No contexto dos ensinos básico e secundário de Portugal, não há termo especial para  expressões como «a terça parte». No entanto, os linguistas reconhecem a sua relação com os quantificadores e os fracionários. Por exemplo, na Gramática do Português, da Fundação Calouste Gulbenkian:

«Expressões como a maioria, a maior parte, uma minoria, etc. podem ser consideradas numerais fracionários. Todavia, não denotam uma quantidade exata (nem em termos absolutos nem em termos relativos).
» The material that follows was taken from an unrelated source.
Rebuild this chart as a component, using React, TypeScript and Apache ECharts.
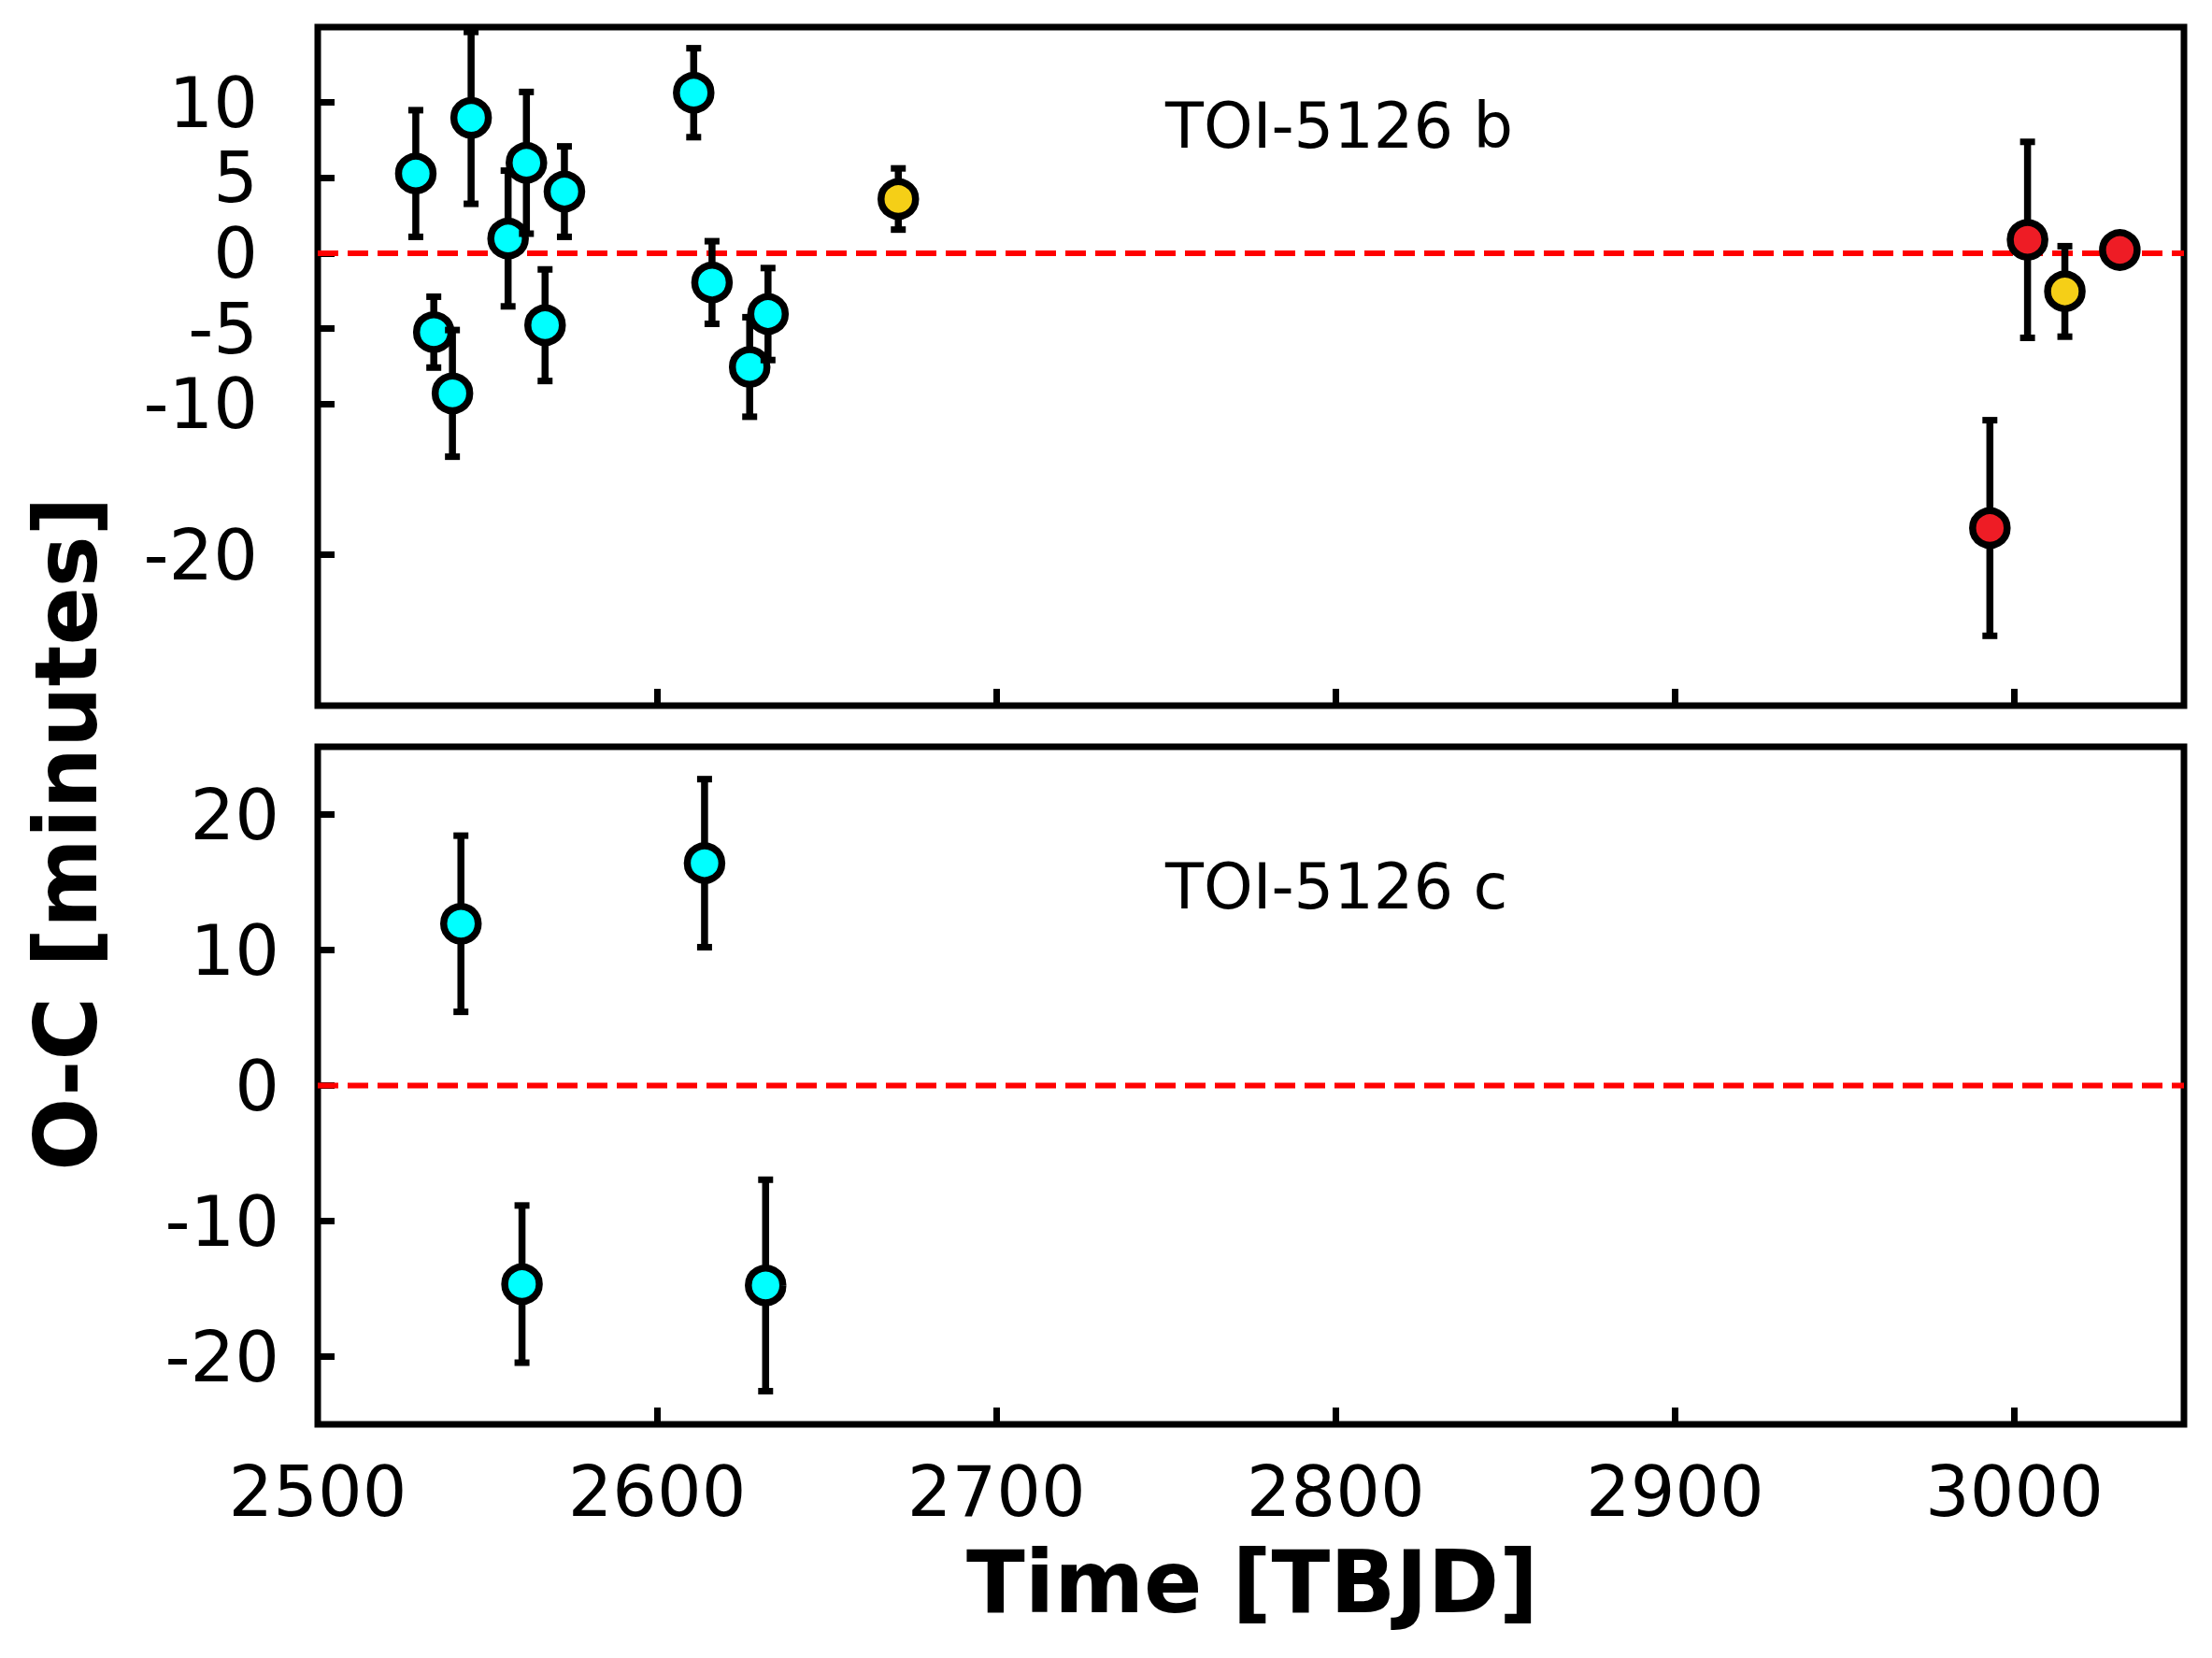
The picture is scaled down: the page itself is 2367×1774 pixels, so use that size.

Distinguem-se de outras expressões indefinidas como alguns ou parte de por terem implícito um numeral, ´meio` ou ´metade`. As duas primeiras significam ´mais de metade`, e a terceira, ´menos de metade´. Essa pressuposição de um valor numérico específico não se verifica no caso de alguns ou parte de

Parece-nos, portanto, possível classificar «a terça parte» como quantificador numeral fracionário. Mas voltamos a sublinhar que esta classificação não faz parte da terminologia usada em Portugal nos ensinos básico e secundário.